On Behalf of | Mar 15, 2021 | Divorce

When your marriage was going well, you and your spouse lived together in Manhattan Beach. Then your relationship started falling apart, and one of you moved into a new house — in another state. Now that you are ready for divorce, the fact that you and your soon-to-be-ex live in different states can complicate things.

The race to the courthouse

In many multistate divorces, the spouses race to file their divorce at their local courthouse. This is most often because different states have different rules about property division. California is a community property state. In community property states, most assets acquired during the marriage care deemed community property, which belongs to both spouses equally. However, most states practice equitable property division. In those states, marital assets must be split up “equitably,” meaning fairly — not necessarily evenly.

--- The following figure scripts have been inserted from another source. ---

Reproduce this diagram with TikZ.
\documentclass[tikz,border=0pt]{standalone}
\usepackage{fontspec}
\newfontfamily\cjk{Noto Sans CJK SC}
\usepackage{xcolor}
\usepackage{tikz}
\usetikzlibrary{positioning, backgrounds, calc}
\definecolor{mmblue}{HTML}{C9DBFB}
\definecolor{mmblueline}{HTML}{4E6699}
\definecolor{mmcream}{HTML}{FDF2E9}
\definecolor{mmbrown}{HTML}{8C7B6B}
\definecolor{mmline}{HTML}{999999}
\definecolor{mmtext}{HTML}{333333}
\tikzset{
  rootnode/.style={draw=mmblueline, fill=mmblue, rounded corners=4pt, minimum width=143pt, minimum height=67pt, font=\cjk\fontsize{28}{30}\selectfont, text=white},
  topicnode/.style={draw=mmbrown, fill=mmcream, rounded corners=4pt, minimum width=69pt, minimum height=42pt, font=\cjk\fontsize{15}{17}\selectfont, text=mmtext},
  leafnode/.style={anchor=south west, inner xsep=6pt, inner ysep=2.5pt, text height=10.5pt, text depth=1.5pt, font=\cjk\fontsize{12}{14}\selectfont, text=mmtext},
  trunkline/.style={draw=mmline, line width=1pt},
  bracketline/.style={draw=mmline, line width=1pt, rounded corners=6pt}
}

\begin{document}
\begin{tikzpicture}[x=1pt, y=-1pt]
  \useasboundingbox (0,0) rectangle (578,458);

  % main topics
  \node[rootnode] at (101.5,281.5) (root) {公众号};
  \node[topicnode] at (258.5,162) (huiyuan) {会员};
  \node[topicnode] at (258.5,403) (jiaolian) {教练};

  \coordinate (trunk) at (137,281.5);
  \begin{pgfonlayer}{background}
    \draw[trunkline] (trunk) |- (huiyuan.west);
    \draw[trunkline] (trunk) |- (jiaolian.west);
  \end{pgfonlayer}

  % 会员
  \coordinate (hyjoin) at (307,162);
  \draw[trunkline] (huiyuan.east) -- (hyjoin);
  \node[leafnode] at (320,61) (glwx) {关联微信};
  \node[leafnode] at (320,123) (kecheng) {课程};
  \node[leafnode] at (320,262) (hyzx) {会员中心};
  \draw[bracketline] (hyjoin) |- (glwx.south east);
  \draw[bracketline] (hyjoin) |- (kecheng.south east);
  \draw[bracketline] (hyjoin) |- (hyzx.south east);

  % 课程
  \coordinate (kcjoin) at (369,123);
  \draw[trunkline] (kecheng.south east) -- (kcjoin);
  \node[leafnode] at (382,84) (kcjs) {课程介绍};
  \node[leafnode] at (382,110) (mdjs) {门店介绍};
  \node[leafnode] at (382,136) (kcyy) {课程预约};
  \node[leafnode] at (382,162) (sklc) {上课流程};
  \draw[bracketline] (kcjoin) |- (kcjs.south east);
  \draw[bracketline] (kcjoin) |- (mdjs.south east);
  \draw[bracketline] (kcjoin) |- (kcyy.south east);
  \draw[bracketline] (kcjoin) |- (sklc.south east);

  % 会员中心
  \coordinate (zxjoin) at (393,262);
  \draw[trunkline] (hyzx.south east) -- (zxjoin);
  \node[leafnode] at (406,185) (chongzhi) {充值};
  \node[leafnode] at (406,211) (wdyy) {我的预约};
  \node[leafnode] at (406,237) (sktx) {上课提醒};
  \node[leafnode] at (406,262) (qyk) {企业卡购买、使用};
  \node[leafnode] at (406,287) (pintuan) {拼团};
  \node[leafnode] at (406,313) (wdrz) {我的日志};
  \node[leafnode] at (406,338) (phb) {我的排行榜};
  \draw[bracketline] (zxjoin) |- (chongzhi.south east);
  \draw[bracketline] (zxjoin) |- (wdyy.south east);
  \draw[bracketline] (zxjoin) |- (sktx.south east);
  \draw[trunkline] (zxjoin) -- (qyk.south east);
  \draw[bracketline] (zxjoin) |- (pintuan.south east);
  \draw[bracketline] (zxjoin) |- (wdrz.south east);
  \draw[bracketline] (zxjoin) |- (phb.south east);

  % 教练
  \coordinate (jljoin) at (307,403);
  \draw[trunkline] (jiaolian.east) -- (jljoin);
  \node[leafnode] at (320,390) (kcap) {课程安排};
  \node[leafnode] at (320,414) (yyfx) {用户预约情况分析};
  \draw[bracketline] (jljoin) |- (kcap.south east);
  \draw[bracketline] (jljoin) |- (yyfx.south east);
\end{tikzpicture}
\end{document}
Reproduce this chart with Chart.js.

Depending on your financial position, one system or the other might benefit you the most. And if you meet the residency requirements of both states (that is, you have lived long enough in your current state to meet the requirements of that state and California), you can file in either state you prefer. But if your ex files for divorce before you do, you could lose out on your chance.

Qualifying to get divorced in California

But not so fast. Every state has minimum residency requirements before someone can file for divorce there. Here in California, a person must have lived in the state for at least six months before filing. They must also have lived in the county where they are filing for at least three months. Other states have longer (and shorter) residency requirements, which will likely factor in you and your divorce attorney’s strategy.